Stella Chiweshe
"Talking a lot usually disturbs. The music that I play, the mbira, it does not need to talk a lot, because we work with sounds, right? If I explain a song, it means that I explain what I think that certain song does. If I just play it, then people can find out themselves, within the different melodies. An explanation is not really needed.”
Throughout the years, Ms Chiweshe developed a very personal relationship with the mbira instrument. "The music enters the person, it is very powerful. It connects with the people in a shorter time because we know that the
mbira music is the voice of water, so it gets in touch with people faster than anything else.”

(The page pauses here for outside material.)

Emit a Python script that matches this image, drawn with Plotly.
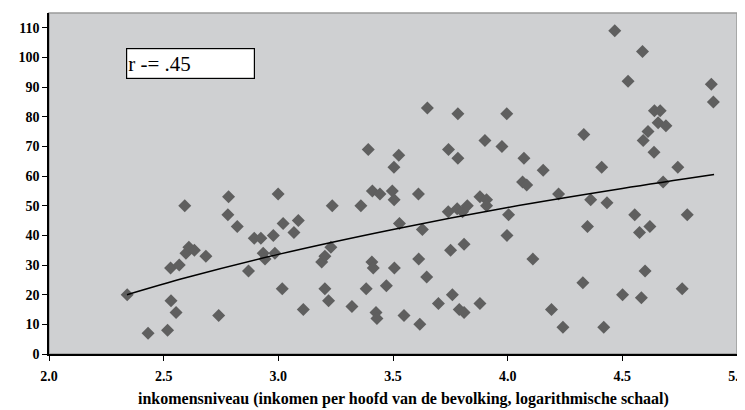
import plotly.graph_objects as go

# Scatter data: income level (log scale) vs. value
income = [
    2.341, 2.432, 2.517, 2.530, 2.532, 2.554, 2.568, 2.592, 2.597, 2.610, 2.634,
    2.684, 2.740, 2.780, 2.783, 2.821, 2.870, 2.895, 2.924, 2.934, 2.942, 2.978,
    2.985, 2.999, 3.021, 3.017, 3.068, 3.087, 3.109, 3.189, 3.203, 3.203, 3.219,
    3.229, 3.235, 3.321, 3.360, 3.383, 3.392, 3.408, 3.414, 3.410, 3.443, 3.426,
    3.430, 3.471, 3.497, 3.505, 3.504, 3.525, 3.506, 3.528, 3.548, 3.611, 3.612,
    3.617, 3.628, 3.647, 3.650, 3.698, 3.741, 3.742, 3.751, 3.759, 3.780, 3.783,
    3.783, 3.789, 3.803, 3.810, 3.810, 3.824, 3.879, 3.879, 3.901, 3.908, 3.908,
    3.975, 3.996, 4.004, 3.997, 4.071, 4.065, 4.083, 4.110, 4.155, 4.191, 4.222,
    4.241, 4.328, 4.332, 4.348, 4.362, 4.410, 4.419, 4.433, 4.467, 4.501, 4.525,
    4.554, 4.575, 4.583, 4.588, 4.591, 4.599, 4.612, 4.620, 4.638, 4.640, 4.665,
    4.656, 4.690, 4.678, 4.742, 4.761, 4.783, 4.888, 4.897,
]
value = [
    20, 7, 8, 29, 18, 14, 30, 50, 34, 36, 35,
    33, 13, 47, 53, 43, 28, 39, 39, 34, 32, 40,
    34, 54, 44, 22, 41, 45, 15, 31, 33, 22, 18,
    36, 50, 16, 50, 22, 69, 31, 29, 55, 54, 14,
    12, 23, 55, 52, 63, 67, 29, 44, 13, 54, 32,
    10, 42, 26, 83, 17, 48, 69, 35, 20, 49, 81,
    66, 15, 48, 14, 37, 50, 17, 53, 72, 52, 50,
    70, 81, 47, 40, 66, 58, 57, 32, 62, 15, 54,
    9, 24, 74, 43, 52, 63, 9, 51, 109, 20, 92,
    47, 41, 19, 102, 72, 28, 75, 43, 68, 82, 82,
    78, 77, 58, 63, 22, 47, 91, 85,
]

# Logarithmic trend line
trend_x = [2.34, 2.6, 3.0, 3.5, 4.0, 4.5, 4.9]
trend_y = [20.0, 25.8, 33.6, 42.0, 49.4, 55.8, 60.5]

x_ticks = [2.0, 2.5, 3.0, 3.5, 4.0, 4.5, 5.0]
y_ticks = [0, 10, 20, 30, 40, 50, 60, 70, 80, 90, 100, 110]

x_title = "inkomensniveau (inkomen per hoofd van de bevolking, logarithmische schaal)"

serif = "Liberation Serif, Times New Roman, serif"

fig = go.Figure()
fig.add_trace(go.Scatter(
    x=income, y=value, mode="markers",
    marker=dict(symbol="diamond", size=10, color="#5f5f5f", line=dict(width=0)),
    showlegend=False, hoverinfo="skip",
))
fig.add_trace(go.Scatter(
    x=trend_x, y=trend_y, mode="lines",
    line=dict(color="black", width=1.5, shape="spline"),
    showlegend=False, hoverinfo="skip",
))

fig.add_shape(type="rect", xref="paper", yref="paper", x0=0, y0=0, x1=1, y1=1,
              line=dict(color="#9a9a9a", width=1.5), layer="below")

fig.add_annotation(
    xref="paper", yref="paper", x=0.1119, y=0.897, xanchor="left", yanchor="top",
    text="r -= .45", showarrow=False, align="left",
    font=dict(family=serif, size=21, color="black"),
    bgcolor="white", bordercolor="black", borderwidth=1.2, borderpad=1,
    width=125, height=27,
)

# x-axis title as an annotation (placed like the original, slightly right of centre)
fig.add_annotation(
    xref="paper", yref="paper", x=0.515, y=-0.131, xanchor="center", yanchor="middle",
    text=x_title, showarrow=False,
    font=dict(family=serif, size=16, color="black", weight="bold"),
)

# The page body adds an 8px offset; margins are shifted to keep the plot area in place
fig.update_layout(
    width=745, height=402,
    margin=dict(l=41, r=16, t=5, b=56),
    paper_bgcolor="white", plot_bgcolor="#cfd0d2",
    font=dict(family=serif, color="black"),
    xaxis=dict(
        range=[2, 5], tickvals=x_ticks, ticktext=[f"{v:.1f}" for v in x_ticks],
        showgrid=False, zeroline=False, showline=True, linecolor="black", linewidth=1.5,
        ticks="outside", ticklen=5, tickwidth=1.2, tickcolor="black", automargin=False,
        ticklabeloverflow="allow", ticklabelstandoff=3,
        tickfont=dict(family=serif, size=14, color="black", weight="bold"),
    ),
    yaxis=dict(
        range=[0, 115], tickvals=y_ticks, automargin=False,
        showgrid=False, zeroline=False, showline=True, linecolor="black", linewidth=1.5,
        ticks="outside", ticklen=5, tickwidth=1.2, tickcolor="black",
        tickfont=dict(family=serif, size=14, color="black", weight="bold"),
    ),
)

fig.write_html("out.html")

This idea, that the mbira may sound like the water, has unconnectedly grown into her mind and her spirit and reveals an eerie relationship between the conscious and the unconscious. "What I see in my dreams when I am asleep is different than what I see when I am awake. And what I see when I am awake is what other people see; so, I see it just as an instrument you play at. But when I am asleep, the piece of wood with keys becomes spirit who comes and talks to me. Whenever he comes he introduces himself:
I am Mbira. So then, I am under the observation of mbira. I don’t do what I like; I can say that I’m going to play this song and that song, but that’s a lie. When I start playing, the song starts in my head. I don’t really make a program, I just open up myself to receive. Then, when I hear a song, I receive it and I make it.”
"You are always dreaming about people you don’t know”, Ms Chiweshe says. "Those people are your forefathers and mothers. I also dream things other than the mbira; the stones talk too. The stones talk to me and ask:
what kind of creatures are you, you human beings? You step on us, you sit on us and you use us for anything that you want without excusing yourselves. Tell other creatures like yourself that we are just breathing and seeing and thinking just like you, human beings.